▸ PROBLEM: Copy everything in the data below exactly except the pictures.

▸ DATASET EXTRACT:
◆ ◆ ◆

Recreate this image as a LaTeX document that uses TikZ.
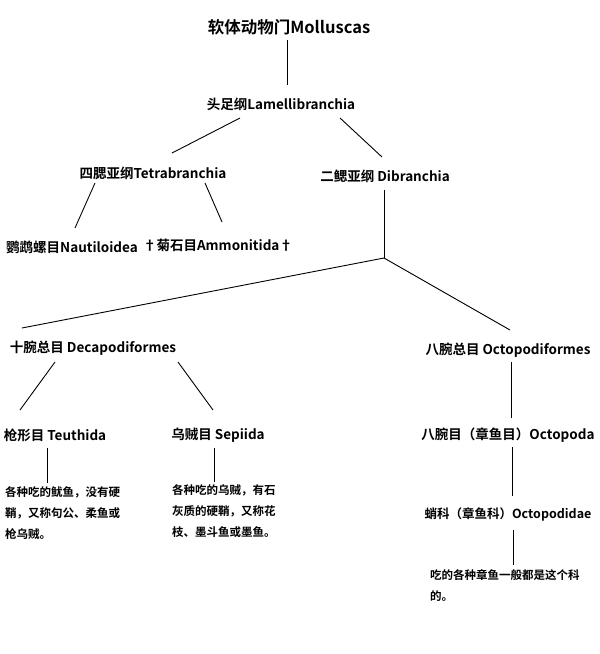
\documentclass[tikz,border=0pt]{standalone}
\usepackage{fontspec}
\setmainfont{Noto Sans CJK SC}[BoldFont={* Bold}]
\begin{document}
\begin{tikzpicture}[x=1pt,y=-1pt,
  lab/.style={font=\bfseries\fontsize{13.5}{15}\selectfont,inner sep=1pt},
  desc/.style={font=\fontsize{11.5}{21}\selectfont\bfseries,align=left,anchor=north west,inner sep=0pt},
  ln/.style={line width=0.9pt}]
\useasboundingbox (0,0) rectangle (600,654);
\fill[white] (0,0) rectangle (600,654);
\node[lab,font=\bfseries\fontsize{16.5}{18}\selectfont] (mol) at (289,27) {软体动物门Molluscas};
\node[lab] (lam) at (281,104) {头足纲Lamellibranchia};
\node[lab] (tet) at (153,173) {四腮亚纲Tetrabranchia};
\node[lab] (dib) at (385,176) {二鳃亚纲 Dibranchia};
\node[lab] (nau) at (72,247) {鹦鹉螺目Nautiloidea};
\node[lab] (amm) at (218,245) {†菊石目Ammonitida†};
\node[lab] (dec) at (93,348) {十腕总目 Decapodiformes};
\node[lab] (oct) at (508,350) {八腕总目 Octopodiformes};
\node[lab] (teu) at (55,435) {枪形目 Teuthida};
\node[lab] (sep) at (218,435) {乌贼目 Sepiida};
\node[lab] (opa) at (508,435) {八腕目（章鱼目）Octopoda};
\node[lab,font=\bfseries\fontsize{12.5}{14}\selectfont] (opd) at (508,514) {蛸科（章鱼科）Octopodidae};
\node[desc] (dteu) at (5,486) {各种吃的鱿鱼，没有硬\\鞘，又称句公、柔鱼或\\枪乌贼。};
\node[desc] (dsep) at (172,484) {各种吃的乌贼，有石\\灰质的硬鞘，又称花\\枝、墨斗鱼或墨鱼。};
\node[desc] (dopd) at (430,569) {吃的各种章鱼一般都是这个科\\的。};
\coordinate (j) at (384,258);
\draw[ln] (287,40) -- (287,85);
\draw[ln] (240,118) -- (172,153);
\draw[ln] (340,118) -- (382,157);
\draw[ln] (95,183) -- (75,228);
\draw[ln] (205,183) -- (222,222);
\draw[ln] (384,190) -- (j);
\draw[ln] (j) -- (22,328);
\draw[ln] (j) -- (510,330);
\draw[ln] (55,362) -- (20,410);
\draw[ln] (178,362) -- (213,410);
\draw[ln] (511,362) -- (511,418);
\draw[ln] (512,447) -- (512,496);
\draw[ln] (513,530) -- (513,565);
\draw[ln] (47,448) -- (47,483);
\draw[ln] (214,448) -- (214,482);
\end{tikzpicture}
\end{document}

◆ ◆ ◆

▸ FULL ANSWER:
Recreate this image as a LaTeX document that uses TikZ.
\documentclass[tikz,border=0pt]{standalone}
\usepackage{fontspec}
\setmainfont{Noto Sans CJK SC}[BoldFont={* Bold}]
\begin{document}
\begin{tikzpicture}[x=1pt,y=-1pt,
  lab/.style={font=\bfseries\fontsize{13.5}{15}\selectfont,inner sep=1pt},
  desc/.style={font=\fontsize{11.5}{21}\selectfont\bfseries,align=left,anchor=north west,inner sep=0pt},
  ln/.style={line width=0.9pt}]
\useasboundingbox (0,0) rectangle (600,654);
\fill[white] (0,0) rectangle (600,654);
\node[lab,font=\bfseries\fontsize{16.5}{18}\selectfont] (mol) at (289,27) {软体动物门Molluscas};
\node[lab] (lam) at (281,104) {头足纲Lamellibranchia};
\node[lab] (tet) at (153,173) {四腮亚纲Tetrabranchia};
\node[lab] (dib) at (385,176) {二鳃亚纲 Dibranchia};
\node[lab] (nau) at (72,247) {鹦鹉螺目Nautiloidea};
\node[lab] (amm) at (218,245) {†菊石目Ammonitida†};
\node[lab] (dec) at (93,348) {十腕总目 Decapodiformes};
\node[lab] (oct) at (508,350) {八腕总目 Octopodiformes};
\node[lab] (teu) at (55,435) {枪形目 Teuthida};
\node[lab] (sep) at (218,435) {乌贼目 Sepiida};
\node[lab] (opa) at (508,435) {八腕目（章鱼目）Octopoda};
\node[lab,font=\bfseries\fontsize{12.5}{14}\selectfont] (opd) at (508,514) {蛸科（章鱼科）Octopodidae};
\node[desc] (dteu) at (5,486) {各种吃的鱿鱼，没有硬\\鞘，又称句公、柔鱼或\\枪乌贼。};
\node[desc] (dsep) at (172,484) {各种吃的乌贼，有石\\灰质的硬鞘，又称花\\枝、墨斗鱼或墨鱼。};
\node[desc] (dopd) at (430,569) {吃的各种章鱼一般都是这个科\\的。};
\coordinate (j) at (384,258);
\draw[ln] (287,40) -- (287,85);
\draw[ln] (240,118) -- (172,153);
\draw[ln] (340,118) -- (382,157);
\draw[ln] (95,183) -- (75,228);
\draw[ln] (205,183) -- (222,222);
\draw[ln] (384,190) -- (j);
\draw[ln] (j) -- (22,328);
\draw[ln] (j) -- (510,330);
\draw[ln] (55,362) -- (20,410);
\draw[ln] (178,362) -- (213,410);
\draw[ln] (511,362) -- (511,418);
\draw[ln] (512,447) -- (512,496);
\draw[ln] (513,530) -- (513,565);
\draw[ln] (47,448) -- (47,483);
\draw[ln] (214,448) -- (214,482);
\end{tikzpicture}
\end{document}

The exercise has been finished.